The National Motor Vehicle Title Information System (NMVTIS) is designed to put a stop to this illegal activity. Authorized in 1992, NMVTIS allows states to instantly verify titles electronically. That means a car declared a total loss in one state cannot have its title washed of that label in another.

Currently, 34 states supply information to NMVTIS; of those, only 13 have computer systems set up to access the data immediately. But every state needs to implement the system to effectively eliminate title fraud. Otherwise, the 16 states (and the District of Columbia) that are not participating will continue to be disproportionately targeted by con artists. "It's unbelievable that it has taken 16 years to get this far, given the stakes for families," says Rosemary Shahan of CARS.

Adds Jason King of the American Association of Motor Vehicle Administrators, "It's important for consumers to know that vehicle fraud crimes, whether they involve airbag fraud, title washing or something else, are high profit and very low risk for criminals. If consumers had a fully implemented title information system in every state, we could help save them between $4 billion and $11 billion. That's a huge benefit for a system that would cost no more than $11 million to fully implement."

Last year, at the urging of legitimate auto dealers who want to ensure they're not putting families in unsafe used cars, companion bills were introduced in the House and Senate. This legislation requires that totaled, flood-damaged and stolen cars be permanently recorded in vehicle history databases and that insurance companies consistently report cases of airbag deployment to the public. Congress plans to take up the issue in the spring.

"What's frustrating," says Quiggle, "is that innocent people will keep dying until fraud fighters can uncover enough hard data to make airbag schemes an urgent national safety issue."

How junked cars end up back on the road with used airbags -- or none at all.

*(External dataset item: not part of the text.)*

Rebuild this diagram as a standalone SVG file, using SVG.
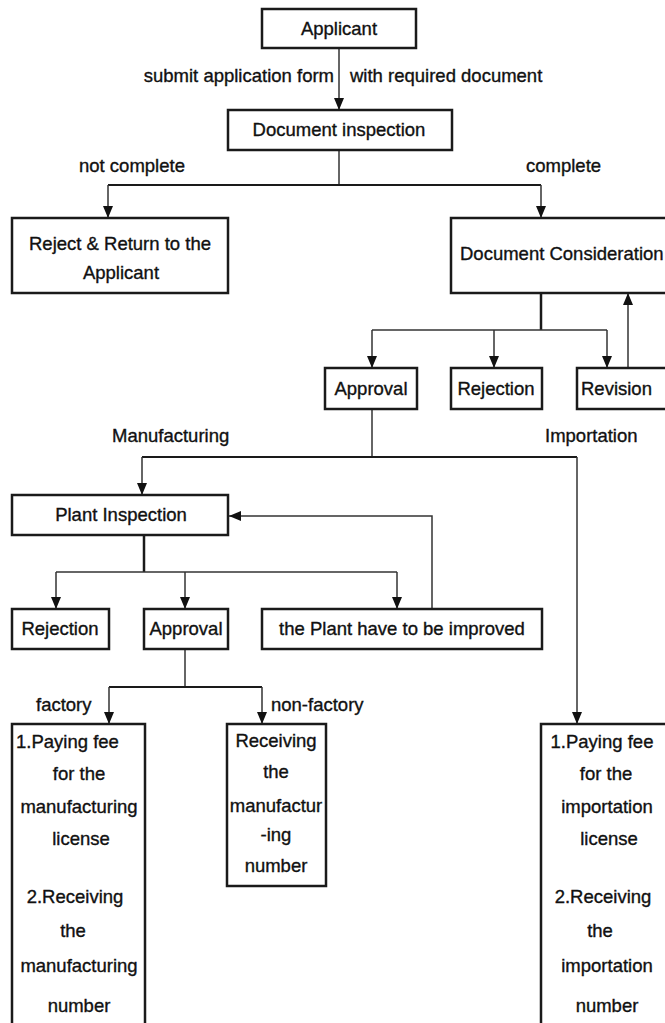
<svg xmlns="http://www.w3.org/2000/svg" width="665" height="1023" viewBox="0 0 665 1023">
<defs>
<marker id="ah" markerUnits="userSpaceOnUse" markerWidth="12" markerHeight="10" refX="12" refY="5" orient="auto">
<path d="M0,0 L12,5 L0,10 z" fill="#111"/>
</marker>
<style>
.box{fill:#fff;stroke:#1a1a1a;stroke-width:2.5}
.t{font-family:"Liberation Sans",Arial,sans-serif;font-size:18.5px;fill:#111;stroke:#111;stroke-width:0.35}
.m{text-anchor:middle}
.c{fill:none;stroke:#333;stroke-width:1.5}
.ck{fill:none;stroke:#1a1a1a;stroke-width:2.5}
.cm{fill:none;stroke:#1a1a1a;stroke-width:2}
</style>
</defs>
<rect width="665" height="1023" fill="#fff"/>

<g id="connectors">
<line class="c" x1="339" y1="48" x2="339" y2="110" marker-end="url(#ah)"/>
<line class="c" x1="339" y1="150" x2="339" y2="185"/>
<line class="cm" x1="108" y1="185" x2="541" y2="185"/>
<line class="c" x1="108" y1="185" x2="108" y2="218" marker-end="url(#ah)"/>
<line class="c" x1="541" y1="185" x2="541" y2="218" marker-end="url(#ah)"/>
<line class="ck" x1="541" y1="293" x2="541" y2="330"/>
<line class="c" x1="372" y1="330" x2="607" y2="330"/>
<line class="c" x1="372" y1="330" x2="372" y2="368" marker-end="url(#ah)"/>
<line class="c" x1="494" y1="330" x2="494" y2="368" marker-end="url(#ah)"/>
<line class="c" x1="607" y1="330" x2="607" y2="368" marker-end="url(#ah)"/>
<line class="c" x1="628" y1="368" x2="628" y2="293" marker-end="url(#ah)"/>
<line class="c" x1="372" y1="409" x2="372" y2="457"/>
<line class="cm" x1="142" y1="457" x2="577" y2="457"/>
<line class="c" x1="142" y1="457" x2="142" y2="495" marker-end="url(#ah)"/>
<line class="c" x1="577" y1="457" x2="577" y2="724" marker-end="url(#ah)"/>
<polyline class="c" points="432,609 432,516 229,516" marker-end="url(#ah)"/>
<line class="ck" x1="144" y1="535" x2="144" y2="572"/>
<line class="c" x1="56" y1="572" x2="397" y2="572"/>
<line class="c" x1="56" y1="572" x2="56" y2="609" marker-end="url(#ah)"/>
<line class="c" x1="185" y1="572" x2="185" y2="609" marker-end="url(#ah)"/>
<line class="c" x1="397" y1="572" x2="397" y2="609" marker-end="url(#ah)"/>
<line class="c" x1="185" y1="649" x2="185" y2="687"/>
<line class="cm" x1="109" y1="687" x2="262" y2="687"/>
<line class="c" x1="109" y1="687" x2="109" y2="724" marker-end="url(#ah)"/>
<line class="c" x1="262" y1="687" x2="262" y2="724" marker-end="url(#ah)"/>
</g>

<g id="labels">
<text class="t" x="334" y="82" text-anchor="end">submit application form</text>
<text class="t" x="350" y="82">with required document</text>
<text class="t" x="79" y="172">not complete</text>
<text class="t" x="526" y="172">complete</text>
<text class="t" x="112" y="442">Manufacturing</text>
<text class="t" x="545" y="442">Importation</text>
<text class="t" x="36" y="711">factory</text>
<text class="t" x="271" y="711">non-factory</text>
</g>

<g id="applicant">
<rect class="box" x="262" y="9" width="154" height="39"/>
<text class="t m" x="339" y="35">Applicant</text>
</g>
<g id="doc-inspection">
<rect class="box" x="228" y="110" width="224" height="40"/>
<text class="t m" x="339" y="136">Document inspection</text>
</g>
<g id="reject-return">
<rect class="box" x="12" y="218" width="216" height="75"/>
<text class="t m" x="120" y="250">Reject &amp; Return to the</text>
<text class="t m" x="121" y="279">Applicant</text>
</g>
<g id="doc-consideration">
<rect class="box" x="451" y="218" width="230" height="75"/>
<text class="t" x="460" y="260">Document Consideration</text>
</g>
<g id="approval-1">
<rect class="box" x="325" y="368" width="92" height="41"/>
<text class="t m" x="371" y="395">Approval</text>
</g>
<g id="rejection-1">
<rect class="box" x="451" y="368" width="91" height="41"/>
<text class="t m" x="496" y="395">Rejection</text>
</g>
<g id="revision">
<rect class="box" x="577" y="368" width="100" height="41"/>
<text class="t" x="581" y="395">Revision</text>
</g>
<g id="plant-inspection">
<rect class="box" x="12" y="495" width="216" height="40"/>
<text class="t m" x="121" y="521">Plant Inspection</text>
</g>
<g id="rejection-2">
<rect class="box" x="12" y="609" width="97" height="40"/>
<text class="t m" x="60" y="635">Rejection</text>
</g>
<g id="approval-2">
<rect class="box" x="144" y="609" width="84" height="40"/>
<text class="t m" x="186" y="635">Approval</text>
</g>
<g id="plant-improved">
<rect class="box" x="262" y="609" width="280" height="40"/>
<text class="t m" x="402" y="635">the Plant have to be improved</text>
</g>
<g id="factory-box">
<rect class="box" x="12" y="724" width="133" height="310"/>
<text class="t" x="16" y="748">1.Paying fee</text>
<text class="t m" x="79" y="780">for the</text>
<text class="t m" x="79" y="813">manufacturing</text>
<text class="t m" x="81" y="845">license</text>
<text class="t m" x="75" y="903">2.Receiving</text>
<text class="t m" x="73" y="937">the</text>
<text class="t m" x="79" y="972">manufacturing</text>
<text class="t m" x="79" y="1012">number</text>
</g>
<g id="non-factory-box">
<rect class="box" x="227" y="724" width="99" height="162"/>
<text class="t m" x="276" y="747">Receiving</text>
<text class="t m" x="276" y="778">the</text>
<text class="t m" x="276" y="812">manufactur</text>
<text class="t m" x="276" y="841">-ing</text>
<text class="t m" x="276" y="872">number</text>
</g>
<g id="importation-box">
<rect class="box" x="541" y="724" width="140" height="310"/>
<text class="t m" x="602" y="748">1.Paying fee</text>
<text class="t m" x="606" y="780">for the</text>
<text class="t m" x="607" y="813">importation</text>
<text class="t m" x="609" y="845">license</text>
<text class="t m" x="603" y="903">2.Receiving</text>
<text class="t m" x="600" y="937">the</text>
<text class="t m" x="607" y="972">importation</text>
<text class="t m" x="607" y="1012">number</text>
</g>
</svg>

● After a front-end collision and airbag deployment, the owner's insurance company declares the car totaled and submits the title to the state, where the claim is filed. The title is branded a total loss.

● The insurer sends the car to a salvage auction. A crooked rebuilder buys the car, makes cosmetic repairs and replaces the deployed airbags with stolen or used ones -- or with junk (cans, sneakers, rags).

● What's total loss? States disagree, so a rebuilder washes the title of its history by sending the car to a state that has more lenient standards and where it's easier to get a clean title.

● The car is advertised as being in good condition.

● The buyer has problems with the car and gets it inspected, or the car is in an accident.

● The buyer then learns the car was a salvaged wreck. The airbags don't work or they're missing altogether.

Airbags are part of a complex system controlled by an onboard computer. A sensor detects a collision force and sends a signal to the inflation system, igniting a propellant that burns rapidly enough to produce nitrogen gas. This causes the thin, folded nylon bag to inflate and burst from its storage compartment, slowing an occupant's forward motion in a fraction of a second.


Is It Working?
When you turn on your car's ignition, the airbag system undergoes a self-diagnostic check. In most vehicles, a dashboard light comes on briefly, then goes out. If the light doesn't come on, or if it comes on and stays on, have a certified airbag mechanic take a look. Find a certified airbag mechanic with the ASE Blue Seal Recognition Program.

Get familiar with how the cover looks and feels. If you need to have airbags replaced after an accident, the color of the new cover should be more vibrant than the rest of the interior. If it's faded, or if the color doesn't match, you may have received a salvaged airbag.

Important: Don't open the airbag compartment yourself. You could be injured or damage the airbag system.

After An Accident
The National Insurance Crime Bureau advises you to:
1. Use a reputable auto collision repair shop that employs mechanics certified by the National Institute for Automotive Service Excellence (ASE).

2. Check the invoice to ensure the repair shop purchased the airbag from the manufacturer.

3. Inspect the airbag before installation. It should be packaged in a sealed container from the manufacturer.

4. If you suspect fraud or theft, call the National Insurance Crime Bureau's hotline: 800-835-6422.